DATA BLOCK —

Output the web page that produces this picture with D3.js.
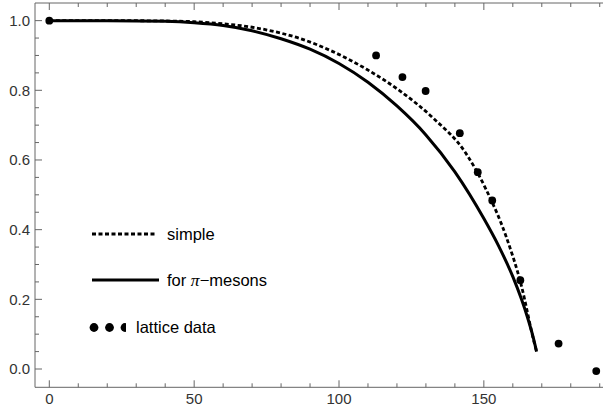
<!DOCTYPE html>
<html>
<head>
<meta charset="utf-8">
<script src="https://cdn.jsdelivr.net/npm/d3@7"></script>
<style>
  html, body { margin: 0; padding: 0; background: #fff; }
  svg { display: block; }
  text { font-family: "Liberation Sans", Arial, sans-serif; }
</style>
</head>
<body>
<svg id="chart" width="603" height="408"></svg>
<script>
// ---- data ----
const simpleX = [0, 20, 40, 50, 60, 70, 80, 86.4, 97.9, 109.4, 120.9, 132.4, 143.9, 150.8, 157.7, 162.9, 167.5, 168.2];
const simpleY = [1.0, 1.0, 0.999, 0.997, 0.991, 0.981, 0.964, 0.949, 0.911, 0.861, 0.799, 0.721, 0.618, 0.515, 0.38, 0.241, 0.072, 0.05];

const pionX = [0, 20, 40, 50, 60, 70, 80, 90, 100, 110, 120, 130, 140, 150, 155, 160, 163, 165, 167, 168.2];
const pionY = [1.0, 1.0, 0.998, 0.994, 0.986, 0.971, 0.948, 0.918, 0.877, 0.823, 0.755, 0.672, 0.566, 0.432, 0.355, 0.265, 0.200, 0.150, 0.092, 0.05];

const latticeX = [0, 112.8, 121.9, 129.9, 141.7, 147.9, 152.9, 162.6, 175.8, 188.8];
const latticeY = [1.0, 0.90, 0.838, 0.798, 0.677, 0.565, 0.484, 0.255, 0.073, -0.006];

const xMajorTicks = [0, 50, 100, 150];
const yMajorTicks = [0.0, 0.2, 0.4, 0.6, 0.8, 1.0];
const yTickLabels = ["0.0", "0.2", "0.4", "0.6", "0.8", "1.0"];
const legendLabels = ["simple", "for π−mesons", "lattice data"];

(function () {
const svg = d3.select("#chart");
const x = d3.scaleLinear().domain([-4.94, 191.13]).range([35, 603]);
const y = d3.scaleLinear().domain([-0.0525, 1.0506]).range([387.3, 3]);
const axisColor = "#666";
const labelColor = "#333";

const yTop = y.range()[1], yBot = y.range()[0], xLeft = x.range()[0], xRight = x.range()[1];
svg.append("line").attr("x1", xLeft).attr("x2", xRight).attr("y1", yBot).attr("y2", yBot)
  .attr("stroke", axisColor).attr("stroke-width", 1);
svg.append("line").attr("x1", xLeft).attr("x2", xRight).attr("y1", yTop).attr("y2", yTop)
  .attr("stroke", axisColor).attr("stroke-width", 1);
svg.append("line").attr("x1", xLeft).attr("x2", xLeft).attr("y1", yTop).attr("y2", yBot)
  .attr("stroke", axisColor).attr("stroke-width", 1);

const xMinor = d3.range(0, 191, 10);
xMinor.forEach(v => {
  const major = xMajorTicks.includes(v);
  const len = major ? 7 : 4;
  const px = x(v);
  svg.append("line").attr("x1", px).attr("x2", px).attr("y1", yBot).attr("y2", yBot - len)
    .attr("stroke", axisColor).attr("stroke-width", 1);
  svg.append("line").attr("x1", px).attr("x2", px).attr("y1", yTop).attr("y2", yTop + len)
    .attr("stroke", axisColor).attr("stroke-width", 1);
});
xMajorTicks.forEach(v => {
  svg.append("text").attr("x", x(v)).attr("y", 403.5).attr("text-anchor", "middle")
    .attr("font-size", 15).attr("fill", labelColor).text(v);
});

const yMinor = d3.range(0, 21).map(i => i * 0.05);
yMinor.forEach((v, i) => {
  const major = i % 4 === 0;
  const len = major ? 7 : 4;
  const py = y(v);
  svg.append("line").attr("x1", xLeft).attr("x2", xLeft + len).attr("y1", py).attr("y2", py)
    .attr("stroke", axisColor).attr("stroke-width", 1);
});
yMajorTicks.forEach((v, i) => {
  svg.append("text").attr("x", 30).attr("y", y(v)).attr("dy", "0.36em").attr("text-anchor", "end")
    .attr("font-size", 15).attr("fill", labelColor).text(yTickLabels[i]);
});

const line = d3.line().x(d => x(d[0])).y(d => y(d[1])).curve(d3.curveMonotoneX);
const simpleData = simpleX.map((v, i) => [v, simpleY[i]]);
const pionData = pionX.map((v, i) => [v, pionY[i]]);

svg.append("path").datum(pionData).attr("d", line).attr("fill", "none")
  .attr("stroke", "#000").attr("stroke-width", 3);
svg.append("path").datum(simpleData).attr("d", line).attr("fill", "none")
  .attr("stroke", "#000").attr("stroke-width", 2.8).attr("stroke-dasharray", "4,2.5");

svg.selectAll("circle.pt").data(latticeX.map((v, i) => [v, latticeY[i]])).enter()
  .append("circle").attr("class", "pt")
  .attr("cx", d => x(d[0])).attr("cy", d => y(d[1])).attr("r", 3.9).attr("fill", "#000");

const lg = svg.append("g");
lg.append("line").attr("x1", 92).attr("x2", 157).attr("y1", 234).attr("y2", 234)
  .attr("stroke", "#000").attr("stroke-width", 2.8).attr("stroke-dasharray", "4,2.5");
lg.append("text").attr("x", 167).attr("y", 234).attr("dy", "0.36em").attr("font-size", 16.5)
  .attr("fill", "#000").text(legendLabels[0]);

lg.append("line").attr("x1", 92).attr("x2", 159).attr("y1", 280).attr("y2", 280)
  .attr("stroke", "#000").attr("stroke-width", 3);
const t2 = lg.append("text").attr("x", 167).attr("y", 280).attr("dy", "0.36em").attr("font-size", 16.5).attr("fill", "#000");
t2.append("tspan").text("for ");
t2.append("tspan").attr("font-family", "'Liberation Serif', 'Times New Roman', serif").attr("font-style", "italic").attr("font-size", 17.5).text("π");
t2.append("tspan").text("−mesons");

const defs = svg.append("defs");
defs.append("clipPath").attr("id", "lgclip").append("rect")
  .attr("x", 80).attr("y", 315).attr("width", 46).attr("height", 25);
const dots = lg.append("g").attr("clip-path", "url(#lgclip)");
[94, 109.5, 125].forEach(cx => {
  dots.append("circle").attr("cx", cx).attr("cy", 327.5).attr("r", 4.4).attr("fill", "#000");
});
lg.append("text").attr("x", 136).attr("y", 327.5).attr("dy", "0.36em").attr("font-size", 16.5)
  .attr("fill", "#000").text(legendLabels[2]);
})();
</script>
</body>
</html>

WRITTEN REQUEST — Omit every picture while copying the listing above exactly.

RESPONSE TO THE EXERCISE —
Output the web page that produces this picture with D3.js.
<!DOCTYPE html>
<html>
<head>
<meta charset="utf-8">
<script src="https://cdn.jsdelivr.net/npm/d3@7"></script>
<style>
  html, body { margin: 0; padding: 0; background: #fff; }
  svg { display: block; }
  text { font-family: "Liberation Sans", Arial, sans-serif; }
</style>
</head>
<body>
<svg id="chart" width="603" height="408"></svg>
<script>
// ---- data ----
const simpleX = [0, 20, 40, 50, 60, 70, 80, 86.4, 97.9, 109.4, 120.9, 132.4, 143.9, 150.8, 157.7, 162.9, 167.5, 168.2];
const simpleY = [1.0, 1.0, 0.999, 0.997, 0.991, 0.981, 0.964, 0.949, 0.911, 0.861, 0.799, 0.721, 0.618, 0.515, 0.38, 0.241, 0.072, 0.05];

const pionX = [0, 20, 40, 50, 60, 70, 80, 90, 100, 110, 120, 130, 140, 150, 155, 160, 163, 165, 167, 168.2];
const pionY = [1.0, 1.0, 0.998, 0.994, 0.986, 0.971, 0.948, 0.918, 0.877, 0.823, 0.755, 0.672, 0.566, 0.432, 0.355, 0.265, 0.200, 0.150, 0.092, 0.05];

const latticeX = [0, 112.8, 121.9, 129.9, 141.7, 147.9, 152.9, 162.6, 175.8, 188.8];
const latticeY = [1.0, 0.90, 0.838, 0.798, 0.677, 0.565, 0.484, 0.255, 0.073, -0.006];

const xMajorTicks = [0, 50, 100, 150];
const yMajorTicks = [0.0, 0.2, 0.4, 0.6, 0.8, 1.0];
const yTickLabels = ["0.0", "0.2", "0.4", "0.6", "0.8", "1.0"];
const legendLabels = ["simple", "for π−mesons", "lattice data"];

(function () {
const svg = d3.select("#chart");
const x = d3.scaleLinear().domain([-4.94, 191.13]).range([35, 603]);
const y = d3.scaleLinear().domain([-0.0525, 1.0506]).range([387.3, 3]);
const axisColor = "#666";
const labelColor = "#333";

const yTop = y.range()[1], yBot = y.range()[0], xLeft = x.range()[0], xRight = x.range()[1];
svg.append("line").attr("x1", xLeft).attr("x2", xRight).attr("y1", yBot).attr("y2", yBot)
  .attr("stroke", axisColor).attr("stroke-width", 1);
svg.append("line").attr("x1", xLeft).attr("x2", xRight).attr("y1", yTop).attr("y2", yTop)
  .attr("stroke", axisColor).attr("stroke-width", 1);
svg.append("line").attr("x1", xLeft).attr("x2", xLeft).attr("y1", yTop).attr("y2", yBot)
  .attr("stroke", axisColor).attr("stroke-width", 1);

const xMinor = d3.range(0, 191, 10);
xMinor.forEach(v => {
  const major = xMajorTicks.includes(v);
  const len = major ? 7 : 4;
  const px = x(v);
  svg.append("line").attr("x1", px).attr("x2", px).attr("y1", yBot).attr("y2", yBot - len)
    .attr("stroke", axisColor).attr("stroke-width", 1);
  svg.append("line").attr("x1", px).attr("x2", px).attr("y1", yTop).attr("y2", yTop + len)
    .attr("stroke", axisColor).attr("stroke-width", 1);
});
xMajorTicks.forEach(v => {
  svg.append("text").attr("x", x(v)).attr("y", 403.5).attr("text-anchor", "middle")
    .attr("font-size", 15).attr("fill", labelColor).text(v);
});

const yMinor = d3.range(0, 21).map(i => i * 0.05);
yMinor.forEach((v, i) => {
  const major = i % 4 === 0;
  const len = major ? 7 : 4;
  const py = y(v);
  svg.append("line").attr("x1", xLeft).attr("x2", xLeft + len).attr("y1", py).attr("y2", py)
    .attr("stroke", axisColor).attr("stroke-width", 1);
});
yMajorTicks.forEach((v, i) => {
  svg.append("text").attr("x", 30).attr("y", y(v)).attr("dy", "0.36em").attr("text-anchor", "end")
    .attr("font-size", 15).attr("fill", labelColor).text(yTickLabels[i]);
});

const line = d3.line().x(d => x(d[0])).y(d => y(d[1])).curve(d3.curveMonotoneX);
const simpleData = simpleX.map((v, i) => [v, simpleY[i]]);
const pionData = pionX.map((v, i) => [v, pionY[i]]);

svg.append("path").datum(pionData).attr("d", line).attr("fill", "none")
  .attr("stroke", "#000").attr("stroke-width", 3);
svg.append("path").datum(simpleData).attr("d", line).attr("fill", "none")
  .attr("stroke", "#000").attr("stroke-width", 2.8).attr("stroke-dasharray", "4,2.5");

svg.selectAll("circle.pt").data(latticeX.map((v, i) => [v, latticeY[i]])).enter()
  .append("circle").attr("class", "pt")
  .attr("cx", d => x(d[0])).attr("cy", d => y(d[1])).attr("r", 3.9).attr("fill", "#000");

const lg = svg.append("g");
lg.append("line").attr("x1", 92).attr("x2", 157).attr("y1", 234).attr("y2", 234)
  .attr("stroke", "#000").attr("stroke-width", 2.8).attr("stroke-dasharray", "4,2.5");
lg.append("text").attr("x", 167).attr("y", 234).attr("dy", "0.36em").attr("font-size", 16.5)
  .attr("fill", "#000").text(legendLabels[0]);

lg.append("line").attr("x1", 92).attr("x2", 159).attr("y1", 280).attr("y2", 280)
  .attr("stroke", "#000").attr("stroke-width", 3);
const t2 = lg.append("text").attr("x", 167).attr("y", 280).attr("dy", "0.36em").attr("font-size", 16.5).attr("fill", "#000");
t2.append("tspan").text("for ");
t2.append("tspan").attr("font-family", "'Liberation Serif', 'Times New Roman', serif").attr("font-style", "italic").attr("font-size", 17.5).text("π");
t2.append("tspan").text("−mesons");

const defs = svg.append("defs");
defs.append("clipPath").attr("id", "lgclip").append("rect")
  .attr("x", 80).attr("y", 315).attr("width", 46).attr("height", 25);
const dots = lg.append("g").attr("clip-path", "url(#lgclip)");
[94, 109.5, 125].forEach(cx => {
  dots.append("circle").attr("cx", cx).attr("cy", 327.5).attr("r", 4.4).attr("fill", "#000");
});
lg.append("text").attr("x", 136).attr("y", 327.5).attr("dy", "0.36em").attr("font-size", 16.5)
  .attr("fill", "#000").text(legendLabels[2]);
})();
</script>
</body>
</html>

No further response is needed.